“Alice, eu não acredito em pessoas que programam começar uma dieta na próxima segunda-feira”: Reflexões sobre o vício em álcool.






Decisões que mudaram minha vida

“Alice, eu não acredito em pessoas que programam começar uma dieta na próxima segunda-feira.” Assim disse Leo, meu psicólogo naquele momento, quando contei que tinha decidido parar de beber depois do Carnaval. Leo era um senhor muito gentil, com olhos azuis acolhedores. Eu me sentia bem naquela sala enorme, numa casa que tinha uma varanda gostosa.

Naquele dia, entrei e já fui comunicando: “Eu não vou mais beber, já avisei todo mundo e agora fico contente em te informar também. Depois do Carnaval eu não bebo nunca mais”. Estava convencida de que havia estabelecido uma “data de validade” e de que iria respeitá-la. Tinha de fato me programado. Leo cortou meu barato ao comparar minha resolução aos regimes que começam às segundas. Falou, sorriu e ficou olhando pra mim.

As lembranças me ocorrem conforme escrevo aqui no blog. Uma memória puxa a outra e sempre me surpreendo: caramba, teve isso também. Naquele ano eu estava determinada a mudar radicalmente, só ia esperar passar o Carnaval, os blocos, os bailes, e depois minha nova vida teria início. Resplandecente, talvez.

Aquela cortada me deu uma raiva gigantesca: como assim? Eu estava dando uma ótima notícia e ele, justo ele, estava duvidando de mim? Não consegui ficar até o final da sessão e fui embora magoada. Ele me deixou ir.

Fui para casa chorando. De ódio (uma vítima, coitada de mim). Cheguei e logo abri uma cerveja para espairecer (sempre). Eu tinha decidido fazer uma coisa que seria boa para mim e meu próprio terapeuta estava duvidando? “Sem noção”, falei, bem petulante, meu jeito de ser com uma cerveja na mão. Liguei para minha mãe dizendo que não achava que ele era o melhor médico para mim.

E assim eu ia trocando de consultórios. Já fui uma pessoa muito revoltada com a ignorância da medicina a respeito do alcoolismo, mas hoje sei que era eu, como paciente, que dificultava o tratamento. Eu mentia, enganava, manipulava. Quando era contrariada, me dizia que o profissional não estava dando conta e procurava outro. Pra retomar do zero.

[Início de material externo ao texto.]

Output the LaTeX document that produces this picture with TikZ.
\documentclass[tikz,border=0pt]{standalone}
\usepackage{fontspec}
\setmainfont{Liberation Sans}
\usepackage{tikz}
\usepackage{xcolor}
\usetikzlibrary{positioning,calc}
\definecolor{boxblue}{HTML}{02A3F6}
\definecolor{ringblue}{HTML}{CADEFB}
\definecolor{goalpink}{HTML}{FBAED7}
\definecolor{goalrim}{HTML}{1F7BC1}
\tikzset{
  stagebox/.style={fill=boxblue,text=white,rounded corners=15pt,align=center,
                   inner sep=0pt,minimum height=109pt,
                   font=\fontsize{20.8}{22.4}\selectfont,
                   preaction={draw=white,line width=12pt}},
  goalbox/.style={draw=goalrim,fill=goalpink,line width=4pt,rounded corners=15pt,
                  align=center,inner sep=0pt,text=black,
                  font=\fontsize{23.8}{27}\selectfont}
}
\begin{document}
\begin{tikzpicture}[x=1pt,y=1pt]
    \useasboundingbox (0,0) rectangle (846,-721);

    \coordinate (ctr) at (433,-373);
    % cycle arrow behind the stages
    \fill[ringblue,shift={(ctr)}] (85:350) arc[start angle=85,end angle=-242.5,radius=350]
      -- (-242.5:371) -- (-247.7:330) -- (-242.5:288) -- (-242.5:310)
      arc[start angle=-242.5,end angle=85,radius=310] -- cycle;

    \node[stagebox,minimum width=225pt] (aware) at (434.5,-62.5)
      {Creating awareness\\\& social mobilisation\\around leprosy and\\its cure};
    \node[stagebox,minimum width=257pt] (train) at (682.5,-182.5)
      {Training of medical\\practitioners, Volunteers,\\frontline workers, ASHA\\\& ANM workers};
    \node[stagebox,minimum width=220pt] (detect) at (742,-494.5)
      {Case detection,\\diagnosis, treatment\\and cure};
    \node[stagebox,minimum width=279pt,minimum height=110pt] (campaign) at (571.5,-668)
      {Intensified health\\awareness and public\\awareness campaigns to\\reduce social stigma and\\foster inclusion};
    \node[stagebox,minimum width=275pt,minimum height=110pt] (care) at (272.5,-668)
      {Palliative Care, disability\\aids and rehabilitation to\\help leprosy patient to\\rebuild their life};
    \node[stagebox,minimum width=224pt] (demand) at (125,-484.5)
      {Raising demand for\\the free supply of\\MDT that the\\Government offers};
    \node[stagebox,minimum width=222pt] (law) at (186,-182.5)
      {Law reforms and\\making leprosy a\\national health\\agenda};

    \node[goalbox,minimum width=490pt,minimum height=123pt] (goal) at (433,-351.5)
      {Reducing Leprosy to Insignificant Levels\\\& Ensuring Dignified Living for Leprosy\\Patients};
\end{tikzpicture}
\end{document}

Mas do Leo eu não consegui me desvincilhar tão fácil. Tinha uma enorme admiração por ele e a tal transferência entre terapeuta e paciente funcionava: eu sentia uma espécie de paixão, uma vontade de ter um pai como ele, alguém pra cuidar de mim. Prorroguei a troca de médico e segui fiel à minha palavra até o dia D.

O que aconteceu foi que quanto mais perto estava o Carnaval, mais eu bebia. Uma despedida em grande estilo do meu maior companheiro: o álcool. Quando estava acabada de ressaca, pensava na analogia com o regime, mas logo tomava outra pra passar a dor moral e física.

Hoje entendo que se quero fazer algo diferente, é hoje mesmo que vou mexer os pauzinhos. Não importa a data. Aliás, quanto mais desafiadora for a empreitada, mais potente será minha batalha. Parar de beber depois do Carnaval era uma forma mais leve de me comprometer.

O deixar para amanhã me livrava de um compromisso com os outros (mais do que comigo) e, inconscientemente, fazia com que eu ganhasse tempo para encontrar uma desculpa e não cumprir. Porque eu mesma não queria, mas o cerco estava se fechando. Cada vez mais pessoas ao meu redor me pediam para parar.

Viver no futuro era uma prática comum no meu alcoolismo ativo. Daquela vez, ia parar na quarta-feira de cinzas (achei até elegante). Mas de repente lembrei do aniversário da Paulinha, que ia dar uma festa. Bom, seria melhor não parar justo naquele dia, então posterguei para a semana seguinte.

E consegui. Parar era fácil. Difícil era ficar sem beber, ainda mais depois de tanta saideira. Hoje, em plena recuperação, ainda fico incomodada com as bebidas que me são oferecidas. Não bebe? Por quê? Só uma cervejinha. A insistência me cansa e eu muitas vezes vou embora pra ficar quietinha em casa. Mas na ativa, a tentação era maior e eu recaía.

Hoje eu tomo decisões diárias e sempre lembro do regime na segunda-feira. Há uma sabedoria enorme nessa analogia. Com o álcool, não dá para dar mole e ficar adiando. A doença é sutil, lenta, progressiva e fatal. E infelizmente não acho que está na moda não beber, como mencionou o colunista Ronaldo Lemos aqui da Folha de S.Paulo. Vejo, sim, o oposto. Mas pode ser minha lente de alcoólatra.